Answer to Case Filing


Defendant Daniel Spezi, through his counsel Dayvon Parentless of Parentless Law, hereby submits his Answer to the Plaintiffs' Case Filing.


Response to Factual Allegations


  1. Defendant admits to renting b002-third-floor briefly but denies that the duration or manner of the rental constitutes evidence of any wrongdoing.
  2. Defendant denies that the radiation which appeared following his rental of the property was caused by any action of the Defendant.

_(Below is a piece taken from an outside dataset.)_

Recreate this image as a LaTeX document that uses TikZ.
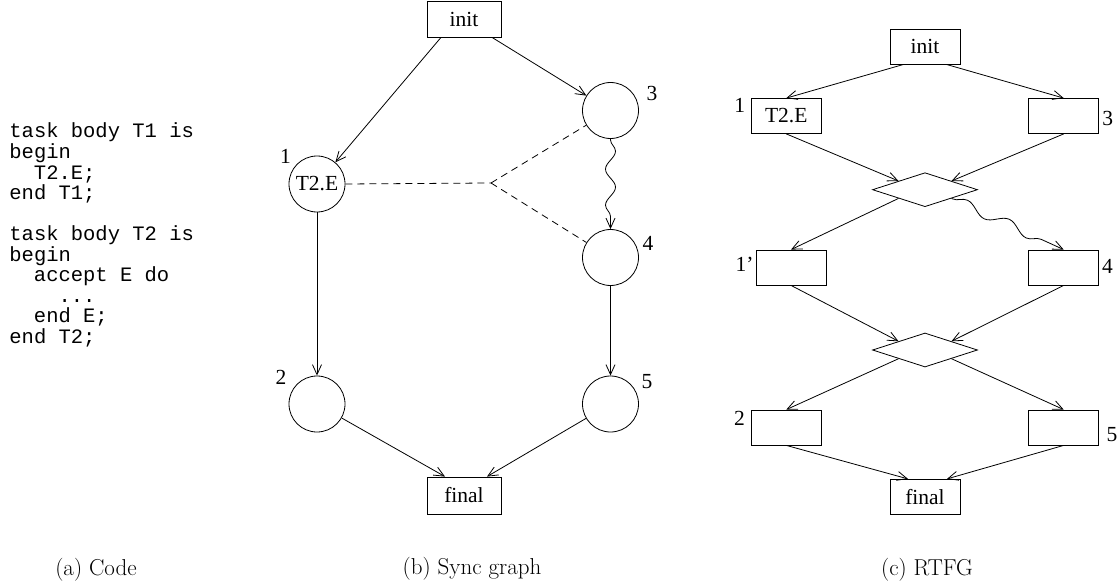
\documentclass[tikz,border=0pt]{standalone}
\usepackage{fontspec}
\newfontfamily\timesfont{Liberation Serif}
\newfontfamily\codefont{Liberation Mono}
\usetikzlibrary{arrows.meta,shapes.geometric,decorations.pathmorphing,calc}
\begin{document}
\begin{tikzpicture}[x=1pt,y=-1pt,
  line width=0.8pt,
  lbl/.style={font=\timesfont\fontsize{21.5}{24}\selectfont, inner sep=0pt},
  codeline/.style={font=\codefont\fontsize{20.5}{20.5}\selectfont, inner sep=0pt, anchor=base west},
  capt/.style={font=\fontsize{23}{27}\selectfont, inner sep=0pt, anchor=base},
  boxnode/.style={draw, rectangle, minimum width=70pt, minimum height=35pt, inner sep=0pt, font=\timesfont\fontsize{21.5}{24}\selectfont},
  circnode/.style={draw, circle, minimum size=56pt, inner sep=0pt, font=\timesfont\fontsize{21.5}{24}\selectfont},
  dmd/.style={draw, diamond, minimum width=105pt, minimum height=34pt, inner sep=0pt, aspect=3},
  arr/.style={-{Straight Barb[length=10pt,width=9pt]}},
  wavy/.style={arr, decorate, decoration={snake, amplitude=5pt, segment length=#1, pre length=1pt, post length=10pt}},
  dsh/.style={dash pattern=on 7pt off 5pt}
]
\useasboundingbox (0,0) rectangle (1117,583);

% ---------- (a) Code ----------
\node[codeline] (l1) at (9,138) {task body T1 is};
\node[codeline] (l2) at (9,158.5) {begin};
\node[codeline] (l3) at (33.6,179) {T2.E;};
\node[codeline] (l4) at (9,199.5) {end T1;};
\node[codeline] (l5) at (9,240.5) {task body T2 is};
\node[codeline] (l6) at (9,261) {begin};
\node[codeline] (l7) at (33.6,281.5) {accept E do};
\node[codeline] (l8) at (58.2,302) {...};
\node[codeline] (l9) at (33.6,322.5) {end E;};
\node[codeline] (l10) at (9,343) {end T2;};

% ---------- (b) Sync graph ----------
\node[boxnode, minimum width=74pt, minimum height=36pt] (binit) at (464,19) {init};
\node[circnode] (b1) at (317,184) {T2.E};
\node[circnode] (b2) at (317,404) {};
\node[circnode] (b3) at (610.5,110.5) {};
\node[circnode] (b4) at (610.5,257.5) {};
\node[circnode] (b5) at (610.5,404) {};
\node[boxnode, minimum width=74pt, minimum height=37pt] (bfinal) at (464,495.5) {final};
\coordinate (bj) at (491,183);

\node[lbl] (bl1) at (285.5,156) {1};
\node[lbl] (bl2) at (281,377) {2};
\node[lbl] (bl3) at (652,93.5) {3};
\node[lbl] (bl4) at (648,243) {4};
\node[lbl] (bl5) at (647,382) {5};

\draw[arr] ([xshift=-23pt]binit.south) -- (b1);
\draw[arr] ([xshift=28pt]binit.south) -- (b3);
\draw[arr] (b1) -- (b2);
\draw[arr] (b4) -- (b5);
\draw[wavy=36pt] (b3) -- (b4);
\draw[arr] (b2) -- ([xshift=-19pt]bfinal.north);
\draw[arr] (b5) -- ([xshift=23pt]bfinal.north);
\draw[dsh] (b1.east) -- (bj);
\draw[dsh] (bj) -- (b3);
\draw[dsh] (bj) -- (b4);

% ---------- (c) RTFG ----------
\node[boxnode] (cinit) at (925,46.7) {init};
\node[boxnode] (c1) at (786.3,116) {T2.E};
\node[boxnode] (c3) at (1063.7,116) {};
\node[dmd] (d1) at (925,189.7) {};
\node[boxnode] (c1p) at (791,267.5) {};
\node[boxnode] (c4) at (1063.7,267.5) {};
\node[dmd] (d2) at (925,350) {};
\node[boxnode] (c2) at (786.3,427.5) {};
\node[boxnode] (c5) at (1063.7,427.5) {};
\node[boxnode] (cfinal) at (925,496.8) {final};

\node[lbl] (cl1) at (739.7,105.5) {1};
\node[lbl] (cl3) at (1107.7,118.3) {3};
\node[lbl] (cl1p) at (744.5,264.5) {1’};
\node[lbl] (cl4) at (1107.5,266.7) {4};
\node[lbl] (cl2) at (739.5,418) {2};
\node[lbl] (cl5) at (1112,435) {5};

\draw[arr] ([xshift=-22pt]cinit.south) -- (c1.north);
\draw[arr] ([xshift=22pt]cinit.south) -- (c3.north);
\draw[arr] (c1.south) -- ($(d1.north)!0.5!(d1.west)$);
\draw[arr] (c3.south) -- ($(d1.north)!0.5!(d1.east)$);
\draw[arr] ($(d1.south)!0.5!(d1.west)$) -- (c1p.north);
\draw[wavy=46pt] ($(d1.south)!0.5!(d1.east)$) -- (c4.north);
\draw[arr] (c1p.south) -- ($(d2.north)!0.5!(d2.west)$);
\draw[arr] (c4.south) -- ($(d2.north)!0.5!(d2.east)$);
\draw[arr] ($(d2.south)!0.5!(d2.west)$) -- (c2.north);
\draw[arr] ($(d2.south)!0.5!(d2.east)$) -- (c5.north);
\draw[arr] (c2.south) -- ([xshift=-17pt]cfinal.north);
\draw[arr] (c5.south) -- ([xshift=22pt]cfinal.north);

% ---------- captions ----------
\node[capt] (capa) at (96,575) {(a) Code};
\node[capt] (capb) at (472,574) {(b) Sync graph};
\node[capt] (capc) at (927,575) {(c) RTFG};
\end{tikzpicture}
\end{document}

The Defendant denies placing, operating, or detonating any nuclear reactor on the property.
  3. Defendant has insufficient information to admit or deny the specific geographic spread of any radiation referenced in allegation 3 and demands the Plaintiffs formally prove this claim.
  4. Defendant denies that the Radiation Protections Act establishes liability based solely on the timing of a rental agreement.
    5 through 12. Defendant has insufficient information to admit or deny the specific plot ownership and rental arrangements of the individual Plaintiffs and demands formal proof of each claim.
  5. Defendant expressly denies the allegation that he has initiated multiple nuclear detonations beyond the incident referenced in this complaint. This allegation is unproven, highly prejudicial, and the Defense objects to its inclusion as a factual allegation without supporting evidence formally admitted to the Court.

Affirmative Defenses


  1. Insufficient Evidence. The Plaintiffs have failed to establish that the Defendant caused the radiation. The mere fact that the Defendant rented a property briefly and radiation subsequently appeared does not constitute proof of causation. Correlation is not guilt and the burden of proof rests entirely with the Plaintiffs.
  2. Failure to Establish Causation. The Plaintiffs' own legal theory acknowledges that the only known source of radiation in Azalea Isles is nuclear reactors. However they have not proven that the Defendant placed a reactor, operated one, or caused one to detonate. The logical leap from "Defendant rented the property" to "Defendant detonated a reactor" requires evidence the Plaintiffs have not formally produced.
  3. Improper Per-Plot Damage Calculation. The Plaintiffs' claim of $75,000 in compensatory damages based on 15 plots at $5,000 each misrepresents the Radiation Protections Act. The Act provides for a minimum of $1,000 and a maximum of $5,000 per affected neighboring property owner based on the severity of radiation affecting that specific property. The maximum award is not automatic and must be demonstrated through evidence of severity for each individual plot.
  4. Punitive Damages Not Supported. The Plaintiffs' request for $15,000 in punitive damages relies on allegation 13, which references multiple nuclear detonations beyond this incident. This allegation is unproven and the Defense objects to punitive damages being calculated on the basis of conduct not established before this Court.
  5. Legal Damages Under the Damages Reform Act. The Plaintiffs' claim of $1,000 per week in legal damages requires examination of whether the conditions of the Damages Reform Act have been properly met for such an award.

Conclusion


The Defense respectfully submits that the Plaintiffs have not met their burden of proof on any element of this case and requests that the Court require full evidentiary presentation before any damages are assessed.


Respectfully submitted,


Dayvon Parentless
Parentless Law
Legal Counsel for the Defendant, Daniel Spezi
 
Persuant to the Civil Suit Reform Act and the Case Structure Formalization Act, the Plaintiff is granted 48 hours beginning now to argue in favor of their class certification.